SEBI dismissed the SCN issued against the entity for trading in the Company’s stock while in possession of its UPSI, acknowledging that there is insufficient evidence to support the judgment that the entity had access to the UPSI and to satisfy the preponderance of the evidence standard; Remarked that “…the primary onus of substantiating the charge of receipt or possession of or having an access to UPSI by the Noticee has not been discharged. Therefore, a serious charge like insider trading against persons who are not connected with the Company becomes nebulous and unsustainable.”
SEBI also stated that there is no information in the SCN that, when the inquiry is complete, even slightly suggests that the entity was a Director, employee, or official of the Company.
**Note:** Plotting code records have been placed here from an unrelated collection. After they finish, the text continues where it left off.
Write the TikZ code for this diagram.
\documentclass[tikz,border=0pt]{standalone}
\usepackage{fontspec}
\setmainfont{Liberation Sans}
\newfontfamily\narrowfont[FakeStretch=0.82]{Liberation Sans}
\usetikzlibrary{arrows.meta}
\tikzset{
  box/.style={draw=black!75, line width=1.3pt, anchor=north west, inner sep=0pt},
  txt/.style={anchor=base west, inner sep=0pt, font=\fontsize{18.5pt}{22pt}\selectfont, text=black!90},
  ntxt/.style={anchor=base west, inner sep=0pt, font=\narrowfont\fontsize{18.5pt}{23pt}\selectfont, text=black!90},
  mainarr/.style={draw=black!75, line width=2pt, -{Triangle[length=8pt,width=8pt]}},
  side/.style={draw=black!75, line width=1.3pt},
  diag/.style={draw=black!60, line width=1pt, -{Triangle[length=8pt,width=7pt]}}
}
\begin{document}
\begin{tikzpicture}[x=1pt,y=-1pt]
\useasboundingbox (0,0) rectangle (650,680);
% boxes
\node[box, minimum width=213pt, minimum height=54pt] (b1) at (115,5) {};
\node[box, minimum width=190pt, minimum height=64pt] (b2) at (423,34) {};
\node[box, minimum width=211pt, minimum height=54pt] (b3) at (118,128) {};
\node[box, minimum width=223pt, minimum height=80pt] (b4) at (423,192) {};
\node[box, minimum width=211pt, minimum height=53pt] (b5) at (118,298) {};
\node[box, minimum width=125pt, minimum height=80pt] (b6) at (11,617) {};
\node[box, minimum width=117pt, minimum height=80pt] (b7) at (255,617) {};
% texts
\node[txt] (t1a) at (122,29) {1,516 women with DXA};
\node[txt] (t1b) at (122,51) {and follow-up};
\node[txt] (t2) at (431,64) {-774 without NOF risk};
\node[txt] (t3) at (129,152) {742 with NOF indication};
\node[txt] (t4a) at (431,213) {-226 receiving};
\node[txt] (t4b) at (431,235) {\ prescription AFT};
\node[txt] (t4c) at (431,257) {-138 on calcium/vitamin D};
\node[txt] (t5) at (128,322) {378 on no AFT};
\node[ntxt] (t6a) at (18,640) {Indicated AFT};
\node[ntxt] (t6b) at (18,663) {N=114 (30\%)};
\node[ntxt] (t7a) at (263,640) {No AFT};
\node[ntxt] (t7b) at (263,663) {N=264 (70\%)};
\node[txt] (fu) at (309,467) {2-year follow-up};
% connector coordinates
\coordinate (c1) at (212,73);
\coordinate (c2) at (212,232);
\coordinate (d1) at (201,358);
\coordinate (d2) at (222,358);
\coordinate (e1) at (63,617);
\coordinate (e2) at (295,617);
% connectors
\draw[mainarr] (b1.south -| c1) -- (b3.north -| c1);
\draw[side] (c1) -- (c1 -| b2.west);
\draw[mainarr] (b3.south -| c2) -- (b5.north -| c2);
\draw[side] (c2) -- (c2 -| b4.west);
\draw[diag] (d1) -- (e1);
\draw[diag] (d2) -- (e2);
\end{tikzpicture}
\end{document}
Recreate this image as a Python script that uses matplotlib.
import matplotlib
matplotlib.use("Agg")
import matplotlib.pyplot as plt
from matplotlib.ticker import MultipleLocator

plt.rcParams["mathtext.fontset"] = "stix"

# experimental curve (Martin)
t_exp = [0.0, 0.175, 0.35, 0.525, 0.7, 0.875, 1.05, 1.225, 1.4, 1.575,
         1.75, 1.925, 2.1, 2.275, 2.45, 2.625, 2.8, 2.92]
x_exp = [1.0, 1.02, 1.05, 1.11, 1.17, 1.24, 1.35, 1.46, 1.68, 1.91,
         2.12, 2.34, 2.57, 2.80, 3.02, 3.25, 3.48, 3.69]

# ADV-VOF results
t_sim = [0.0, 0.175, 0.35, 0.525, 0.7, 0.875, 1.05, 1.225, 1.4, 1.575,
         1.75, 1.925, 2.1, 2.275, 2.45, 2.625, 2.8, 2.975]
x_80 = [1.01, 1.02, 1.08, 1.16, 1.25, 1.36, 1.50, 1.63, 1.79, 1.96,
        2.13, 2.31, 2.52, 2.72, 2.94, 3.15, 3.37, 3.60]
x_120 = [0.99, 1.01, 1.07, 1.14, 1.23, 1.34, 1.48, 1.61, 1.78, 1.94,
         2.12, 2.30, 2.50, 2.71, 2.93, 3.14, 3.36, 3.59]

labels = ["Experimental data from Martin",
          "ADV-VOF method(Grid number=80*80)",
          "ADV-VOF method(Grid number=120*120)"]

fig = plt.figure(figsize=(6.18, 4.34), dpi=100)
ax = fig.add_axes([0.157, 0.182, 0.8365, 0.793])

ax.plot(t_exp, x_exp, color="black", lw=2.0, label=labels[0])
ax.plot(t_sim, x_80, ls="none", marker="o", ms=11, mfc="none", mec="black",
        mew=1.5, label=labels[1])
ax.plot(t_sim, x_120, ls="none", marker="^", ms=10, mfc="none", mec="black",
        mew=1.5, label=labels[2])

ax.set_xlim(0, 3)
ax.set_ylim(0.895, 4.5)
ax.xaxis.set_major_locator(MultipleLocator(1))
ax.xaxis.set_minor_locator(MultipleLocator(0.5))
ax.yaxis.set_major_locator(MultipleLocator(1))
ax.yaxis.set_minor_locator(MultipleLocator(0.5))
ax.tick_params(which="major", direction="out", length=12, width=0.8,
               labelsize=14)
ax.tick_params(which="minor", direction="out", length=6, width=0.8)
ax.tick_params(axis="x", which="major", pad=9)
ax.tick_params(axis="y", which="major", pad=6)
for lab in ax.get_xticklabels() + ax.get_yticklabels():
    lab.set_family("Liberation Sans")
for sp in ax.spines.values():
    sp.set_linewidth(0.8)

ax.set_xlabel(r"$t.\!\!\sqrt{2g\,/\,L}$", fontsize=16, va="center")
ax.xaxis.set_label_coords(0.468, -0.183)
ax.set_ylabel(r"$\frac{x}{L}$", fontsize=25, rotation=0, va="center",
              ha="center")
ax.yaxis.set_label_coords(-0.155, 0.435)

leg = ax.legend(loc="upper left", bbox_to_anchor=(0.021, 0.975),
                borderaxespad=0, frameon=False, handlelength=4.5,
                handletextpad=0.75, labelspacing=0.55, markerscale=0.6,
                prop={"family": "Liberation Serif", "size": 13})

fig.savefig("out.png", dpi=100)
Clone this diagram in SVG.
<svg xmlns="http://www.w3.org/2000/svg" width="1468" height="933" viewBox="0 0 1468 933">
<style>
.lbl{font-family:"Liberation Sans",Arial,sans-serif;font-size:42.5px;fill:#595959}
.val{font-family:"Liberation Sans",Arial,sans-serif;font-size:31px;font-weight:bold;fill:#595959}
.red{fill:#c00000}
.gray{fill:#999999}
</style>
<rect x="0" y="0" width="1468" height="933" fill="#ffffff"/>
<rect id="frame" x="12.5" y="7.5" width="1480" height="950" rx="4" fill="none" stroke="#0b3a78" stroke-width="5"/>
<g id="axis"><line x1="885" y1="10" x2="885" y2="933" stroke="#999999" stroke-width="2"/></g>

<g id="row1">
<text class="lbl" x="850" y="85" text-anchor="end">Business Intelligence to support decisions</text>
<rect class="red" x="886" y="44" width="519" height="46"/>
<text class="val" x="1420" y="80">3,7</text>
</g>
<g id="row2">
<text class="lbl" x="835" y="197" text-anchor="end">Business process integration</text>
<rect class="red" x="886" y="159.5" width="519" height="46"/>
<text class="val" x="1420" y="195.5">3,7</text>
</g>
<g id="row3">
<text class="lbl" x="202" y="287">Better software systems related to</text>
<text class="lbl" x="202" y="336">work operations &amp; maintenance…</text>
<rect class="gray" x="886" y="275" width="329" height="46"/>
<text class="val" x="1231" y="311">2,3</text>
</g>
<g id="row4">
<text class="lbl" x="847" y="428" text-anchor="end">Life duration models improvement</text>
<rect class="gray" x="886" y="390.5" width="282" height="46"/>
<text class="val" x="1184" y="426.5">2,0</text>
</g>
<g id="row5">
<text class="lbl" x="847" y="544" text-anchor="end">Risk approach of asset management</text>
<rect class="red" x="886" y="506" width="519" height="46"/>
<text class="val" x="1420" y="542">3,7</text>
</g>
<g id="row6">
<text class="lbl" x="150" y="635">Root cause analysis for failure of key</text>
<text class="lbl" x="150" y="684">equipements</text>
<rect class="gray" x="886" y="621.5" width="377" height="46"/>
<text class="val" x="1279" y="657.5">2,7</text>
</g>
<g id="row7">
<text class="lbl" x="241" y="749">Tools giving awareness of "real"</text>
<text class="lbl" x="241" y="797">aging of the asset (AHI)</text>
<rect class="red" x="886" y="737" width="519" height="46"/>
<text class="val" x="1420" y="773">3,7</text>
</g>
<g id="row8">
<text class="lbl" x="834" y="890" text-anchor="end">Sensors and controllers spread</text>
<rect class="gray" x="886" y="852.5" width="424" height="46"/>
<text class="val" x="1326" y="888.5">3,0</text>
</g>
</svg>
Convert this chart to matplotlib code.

Indicating that the entity had no prior trading history in the Company’s stock, either recently or following the revelation of UPSI, SEBI believed that “Thus, prima facie, the unusual coincidences of certain acts, viz. buying of…shares during the UPSI period and selling the shares after the said PSI was disseminated through the stock exchanges…were viewed as the prime reasons to presume that the Noticee despite being not connected with the two companies…have traded in the scrip…”
In addition, the regulator emphasized that some incontrovertible facts must be addressed to decide if an entity is engaged in insider trading. The regulator argued that “…it may not be appropriate now to ascribe any stronger evidentiary value to such inadequate evidence for bringing in a serious charge of insider trading against the Noticee.”